A better algorithm would be to find the lcm's pairwise, using foldl:
lcmAll :: [Int] -> Int
lcmAll = foldl lcmPair 1
lcmPair :: Int -> Int -> Int
lcmPair a b = lcmPair' a b
where lcmPair' a' b' | a' < b' = lcmPair' (a+a') b'
| a' > b' = lcmPair' a' (b + b')
| otherwise = a'
Of course, you could use the lcm function from the Prelude instead of lcmPair.
This works because the least common multiple of any set of numbers is the same as the least common multiple of [the least common multiple of two of those numbers] and [the rest of the numbers]
The function 'divise' never stops, it doesn't have a base case. Both branches calls divise, thus they are both recursive. Your also using the function divides as if it would return an int (like rem does), but it returns a Bool.
I see you have already started to divide the problem into parts, this is usually good for understanding and making it easier to read.
Another thing that can help is to write the types of the functions. If your function works but your not sure of its type, try :i myFunction in ghci. Here I've fixed the type error in divides (although other errors remains):
*Main> :i divise
divise :: Int -> Int -> [Int] -- Defined at divise.hs:4:0-5
Did you want it to return a list?
Leaving you to solve the problem, try to further divide the problem into parts. Here's a naive way to do it:
A function that checks if one number is evenly divisible by another. This is your divides function.
A function that checks if a number is dividable by all numbers [1..20].
A function that tries iterates all numbers and tries them on the function in #2.

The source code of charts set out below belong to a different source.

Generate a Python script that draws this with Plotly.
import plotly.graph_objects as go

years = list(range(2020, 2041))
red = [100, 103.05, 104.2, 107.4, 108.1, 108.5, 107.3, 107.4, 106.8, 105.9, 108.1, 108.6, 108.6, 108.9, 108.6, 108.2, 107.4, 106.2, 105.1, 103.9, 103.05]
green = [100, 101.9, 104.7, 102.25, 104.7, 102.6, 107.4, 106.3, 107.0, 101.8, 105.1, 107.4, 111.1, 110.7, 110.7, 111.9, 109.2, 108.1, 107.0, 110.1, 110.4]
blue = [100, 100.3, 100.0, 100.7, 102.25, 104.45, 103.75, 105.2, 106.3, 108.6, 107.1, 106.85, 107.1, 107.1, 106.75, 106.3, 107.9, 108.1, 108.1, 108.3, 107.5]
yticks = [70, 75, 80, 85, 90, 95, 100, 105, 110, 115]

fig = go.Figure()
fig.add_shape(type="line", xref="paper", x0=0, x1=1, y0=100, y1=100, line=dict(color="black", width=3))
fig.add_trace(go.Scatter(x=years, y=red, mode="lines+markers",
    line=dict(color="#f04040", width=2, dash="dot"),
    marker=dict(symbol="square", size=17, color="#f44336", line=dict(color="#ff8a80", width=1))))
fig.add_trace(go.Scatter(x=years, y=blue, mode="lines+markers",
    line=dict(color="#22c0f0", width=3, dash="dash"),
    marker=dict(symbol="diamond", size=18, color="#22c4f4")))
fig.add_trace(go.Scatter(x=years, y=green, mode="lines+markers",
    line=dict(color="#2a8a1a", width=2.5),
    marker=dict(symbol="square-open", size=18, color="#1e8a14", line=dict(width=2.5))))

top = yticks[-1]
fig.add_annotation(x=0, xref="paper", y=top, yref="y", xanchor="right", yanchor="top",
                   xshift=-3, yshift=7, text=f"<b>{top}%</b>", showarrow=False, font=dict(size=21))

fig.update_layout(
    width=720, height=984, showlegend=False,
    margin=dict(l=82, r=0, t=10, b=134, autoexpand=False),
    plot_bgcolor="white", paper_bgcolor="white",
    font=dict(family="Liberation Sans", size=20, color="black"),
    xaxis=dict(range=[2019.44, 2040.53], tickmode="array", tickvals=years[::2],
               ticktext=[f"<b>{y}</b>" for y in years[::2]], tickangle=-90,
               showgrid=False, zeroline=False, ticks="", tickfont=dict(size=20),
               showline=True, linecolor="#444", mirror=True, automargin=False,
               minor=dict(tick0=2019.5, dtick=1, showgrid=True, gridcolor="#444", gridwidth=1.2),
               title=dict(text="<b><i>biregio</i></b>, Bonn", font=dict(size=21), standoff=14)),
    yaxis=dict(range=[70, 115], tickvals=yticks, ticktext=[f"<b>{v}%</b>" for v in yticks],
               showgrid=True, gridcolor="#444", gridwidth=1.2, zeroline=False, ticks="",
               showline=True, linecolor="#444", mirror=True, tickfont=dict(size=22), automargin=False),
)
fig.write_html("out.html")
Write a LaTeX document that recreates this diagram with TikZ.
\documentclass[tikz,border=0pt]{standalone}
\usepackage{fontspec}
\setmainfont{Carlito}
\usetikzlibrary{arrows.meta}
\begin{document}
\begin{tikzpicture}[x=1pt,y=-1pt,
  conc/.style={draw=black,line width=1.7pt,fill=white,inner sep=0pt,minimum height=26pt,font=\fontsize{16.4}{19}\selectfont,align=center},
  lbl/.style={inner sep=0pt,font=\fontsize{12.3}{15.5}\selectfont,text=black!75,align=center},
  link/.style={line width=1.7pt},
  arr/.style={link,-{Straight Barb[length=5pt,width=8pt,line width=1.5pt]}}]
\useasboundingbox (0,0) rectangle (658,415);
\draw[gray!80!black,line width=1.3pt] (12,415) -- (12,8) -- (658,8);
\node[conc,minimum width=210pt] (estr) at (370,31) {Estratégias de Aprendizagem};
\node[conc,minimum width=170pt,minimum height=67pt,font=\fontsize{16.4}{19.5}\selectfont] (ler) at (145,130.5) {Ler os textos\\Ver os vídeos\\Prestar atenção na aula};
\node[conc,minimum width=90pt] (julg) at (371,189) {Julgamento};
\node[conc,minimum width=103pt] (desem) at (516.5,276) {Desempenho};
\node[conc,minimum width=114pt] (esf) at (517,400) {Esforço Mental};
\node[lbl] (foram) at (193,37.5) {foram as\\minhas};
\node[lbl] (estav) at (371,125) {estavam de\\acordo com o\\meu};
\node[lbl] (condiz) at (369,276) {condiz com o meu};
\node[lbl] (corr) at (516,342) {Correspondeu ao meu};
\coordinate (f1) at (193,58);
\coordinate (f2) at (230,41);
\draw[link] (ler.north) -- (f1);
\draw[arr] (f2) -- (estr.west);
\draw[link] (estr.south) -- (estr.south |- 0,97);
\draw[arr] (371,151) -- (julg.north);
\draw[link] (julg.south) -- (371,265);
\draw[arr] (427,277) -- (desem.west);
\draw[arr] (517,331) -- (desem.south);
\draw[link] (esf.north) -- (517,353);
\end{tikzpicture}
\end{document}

Here's my quick, more Haskell-y approach, using your algorithm:
Prelude> let divisibleByUpTo i n = all (\x -> (i `rem` x) == 0) [1..n]
Prelude> take 1 $ filter (\x -> snd x == True) $ map (\x -> (x, divisibleByUpTo x 4)) [1..]
[(12,True)]
divisibleByUpTo returns a boolean if the number i is divisible by every integer up to and including n, similar to your divides function.
The next line probably looks pretty difficult to a Haskell newcomer, so I'll explain it bit-by-bit:
Starting from the right, we have map (\x -> (x, divisibleByUpTo x 4)) [1..] which says for every number x from 1 upwards, do divisibleByUpTo x 4 and return it in a tuple of (x, divisibleByUpTo x 4). I'm using a tuple so we know which number exactly divides.
Left of that, we have filter (\x -> snd x == True); meaning only return elements where the second item of the tuple is True.
And at the leftmost of the statement, we take 1 because otherwise we'd have an infinite list of results.
This will take quite a long time for a value of 20. Like others said, you need a better algorithm -- consider how for a value of 4, even though our "input" numbers were 1-2-3-4, ultimately the answer was only the product of 3*4. Think about why 1 and 2 were "dropped" from the equation.